Christians should have a worldview in which life is a gift from God. When we view life as a gift we have received from God, we then realize that we do not produce, and sustain, nor own it. We are recipients of this wonderful gift called life. It is a gift that we should share with others. It is a gift that as much as we care for it, in the end it belongs to God who gave it to us. Embedded in this view that life is a gift from God, faith also tells us that life then goes beyond the present and the physical. Our lives will surpass the existence of our bodies. This view of life in the light of faith, should give us peace of mind which surpasses all human understanding.  Because whether we are alive or whether we are asleep, we will live with the Lord, the apostle Paul tells us (1Tessalonians 5:10)

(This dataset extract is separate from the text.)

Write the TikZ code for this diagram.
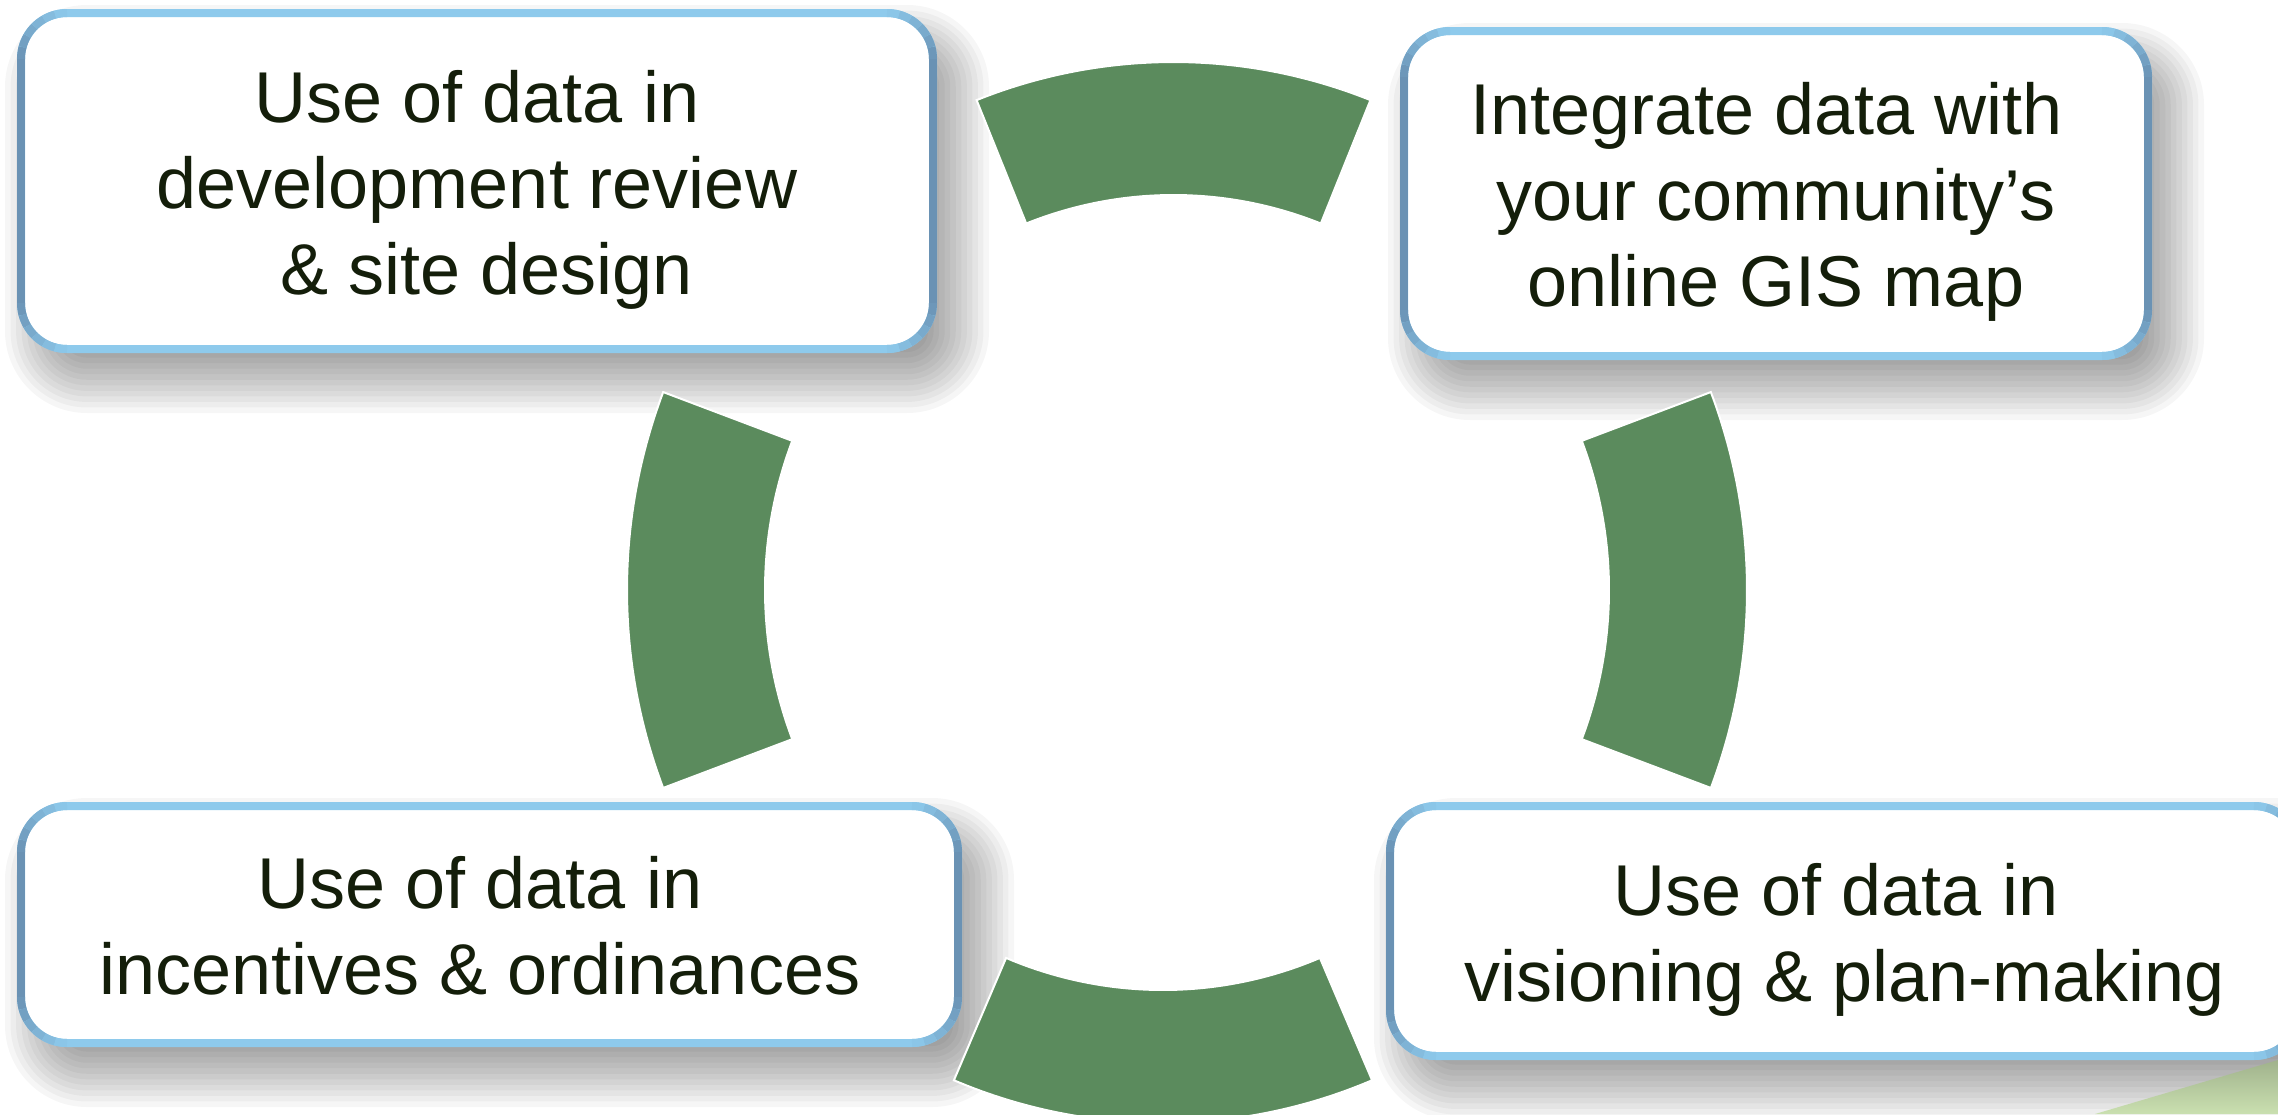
\documentclass[tikz,border=0pt]{standalone}
\usepackage{fontspec}
\setmainfont{Liberation Sans}
\usetikzlibrary{calc}
\definecolor{segGreen}{RGB}{91,139,93}
\definecolor{lightB}{RGB}{142,202,236}
\definecolor{steelB}{RGB}{106,146,180}
\definecolor{txtDark}{RGB}{20,30,10}
\definecolor{curlA}{RGB}{160,178,140}
\definecolor{curlB}{RGB}{202,224,176}
\pgfdeclarelayer{bg}
\pgfsetlayers{bg,main}
\newcommand\lnstrut{\rule[-16pt]{0pt}{86pt}}
\newcommand\boxshadow[1]{%
  \foreach \i in {0,...,13}{%
    \pgfmathsetmacro\ee{36-72*\i/13}%
    \pgfmathsetmacro\rr{max(46+(\ee),4)}%
    \fill[black, opacity=0.034, rounded corners=\rr pt]
      ($(#1.north west)+({20-(\ee)},{28-(\ee)})$) rectangle ($(#1.south east)+({20+(\ee)},{28+(\ee)})$);
  }}
\newcommand\cornerblend[5]{%
  \foreach \k in {0,...,5}{%
    \pgfmathsetmacro\pa{#4+(#5-(#4))*\k/6}%
    \pgfmathsetmacro\pb{#4+(#5-(#4))*(\k+1)/6}%
    \pgfmathtruncatemacro\pc{100-(\k+0.5)*100/6}%
    \draw[line width=8pt, color=steelB!\pc!lightB]
      ($(#1)+({#2+46*cos(\pa)},{#3-46*sin(\pa)})$) arc[start angle=\pa, end angle=\pb, radius=46pt];
  }}
\newcommand\boxborder[1]{%
  \draw[steelB, line width=8pt] ($(#1.north west)+(0,46)$) -- ($(#1.south west)+(0,-46)$);
  \draw[steelB, line width=8pt] ($(#1.north east)+(0,46)$) -- ($(#1.south east)+(0,-46)$);
  \cornerblend{#1.north west}{46}{46}{180}{90}
  \cornerblend{#1.north east}{-46}{46}{0}{90}
  \cornerblend{#1.south west}{46}{-46}{180}{270}
  \cornerblend{#1.south east}{-46}{-46}{360}{270}
}
\tikzset{
  cardbox/.style={rectangle, inner sep=0pt, outer sep=0pt, fill=white, draw=lightB,
    line width=8pt, rounded corners=46pt, align=center,
    font=\fontsize{72}{86}\selectfont, text=txtDark},
  seg/.style={fill=segGreen, draw=white, line width=2pt}
}
\begin{document}
\begin{tikzpicture}[x=1pt, y=-1pt]
\useasboundingbox (0,0) rectangle (2278,1114);
\clip (0,0) rectangle (2278,1114);

\node[cardbox, minimum width=912pt, minimum height=336pt] (tl) at (477,181)
  {\lnstrut Use of data in\\ \lnstrut development review\\ \lnstrut\hspace*{20pt}\& site design};
\node[cardbox, minimum width=744pt, minimum height=325pt] (tr) at (1776,193.5)
  {\lnstrut Integrate data with\hspace*{19pt}\\ \lnstrut your community’s\hspace*{19pt}\\ \lnstrut online GIS map};
\node[cardbox, minimum width=937pt, minimum height=237pt] (bl) at (489.5,924.5)
  {\lnstrut Use of data in\hspace*{19pt}\\ \lnstrut incentives \& ordinances\hspace*{19pt}};
\node[cardbox, minimum width=910pt, minimum height=250pt] (br) at (1845,931)
  {\lnstrut Use of data in\hspace*{18pt}\\ \lnstrut visioning \& plan-making};

\boxborder{tl}
\boxborder{tr}
\boxborder{bl}
\boxborder{br}

\begin{pgfonlayer}{bg}
  \begin{scope}
  \clip (0,0) rectangle (2278,1114);
  \fill[white] (0,0) rectangle (2278,1114);
  \boxshadow{tl}
  \boxshadow{tr}
  \boxshadow{bl}
  \boxshadow{br}
  \shade[top color=curlA, bottom color=curlB] (2095,1114) -- (2278,1060) -- (2278,1114) -- cycle;
  % top segment
  \path[seg] plot[domain=68.1:111.9, samples=60] ({1173.5+528*cos(\x)},{590-528*sin(\x)})
    -- plot[domain=111.9:68.1, samples=60] ({1173.5+395*cos(\x)},{590-395*sin(\x)}) -- cycle;
  % left segment
  \path[seg] plot[domain=159.3:200.7, samples=60] ({1187+560*cos(\x)},{590-560*sin(\x)})
    -- plot[domain=200.7:159.3, samples=60] ({1187+422*cos(\x)},{590-422*sin(\x)}) -- cycle;
  % right segment
  \path[seg] plot[domain=-20.7:20.7, samples=60] ({1187+560*cos(\x)},{590-560*sin(\x)})
    -- plot[domain=20.7:-20.7, samples=60] ({1187+422*cos(\x)},{590-422*sin(\x)}) -- cycle;
  % bottom segment
  \path[seg] plot[domain=246.9:293.1, samples=60] ({1163+533*cos(\x)},{590-533*sin(\x)})
    -- plot[domain=293.1:246.9, samples=60] ({1163+400*cos(\x)},{590-400*sin(\x)}) -- cycle;
  \end{scope}
\end{pgfonlayer}
\end{tikzpicture}
\end{document}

As Christians we should also have a worldview in which we see ourselves as creatures and therefore we should have a creatureliness view of our lives. That is, we view ourselves as created beings.  God alone is the Creator and our Creator. And that means that just as our life had a starting point it also will have an ending point—humanly speaking.  The view that we are creatures of a Creator God should make us realize that we are not the ultimate owners of our own destiny. The true destiny of our lives should be with the One who created us to his glory.

 A worldview in which we believe that we are owners of our own destiny is the greatest distortion of the worldview Christians should have.  Without realizing it, many Christians have embraced the worldview of the American culture, where I determine what I do with my life. I decide how to live my life. I am the maker of who I want to be. And I decide when to die or not to die.

That view is enforced by science and all its technological advancements. We know so well that science is grounded in facts and on what is visible. Again, without any contempt towards the medical professionals, but to the contrary, I admit my admiration for them and their work, science has made it easier to believe in what we see and what we experience of its good benefits. But that which we can see and experience very often makes us trust more in it that in the God of life who we cannot see. And therefore very often we make medical doctors the prophets and priest of life rather than God, as the Everence speaker said in the video.

This morning I want to invite you to give thanks to God for the life He has given you. In Him you find your origin and in Him you find your true and only destiny. Commit to share this gift with others.  Today, praise the Lord for making you the person you are.  He is your Creator.  And He designed you so special. There is no one like you.

This morning yield to God. He holds your life in the hollow of his hands. Nothing will happen to you unless allowed by him.   Amen!




Cited by Fred Craddock, Dale Goldsmith and Joy V. Goldsmith, Speaking of Dying, (Grand Rapids: Brazos Press, 2012) p. 28.


This video resource was made available to Mennonite congregations by Everence, thus its use for public viewing is rightful.


Cobb, Dying Soul, 56 (cited by Fred Craddock, Dale Goldsmith and Joy V. Goldsmith, Speaking of Dying, (Grand Rapids: Brazos Press, 2012) p. 53.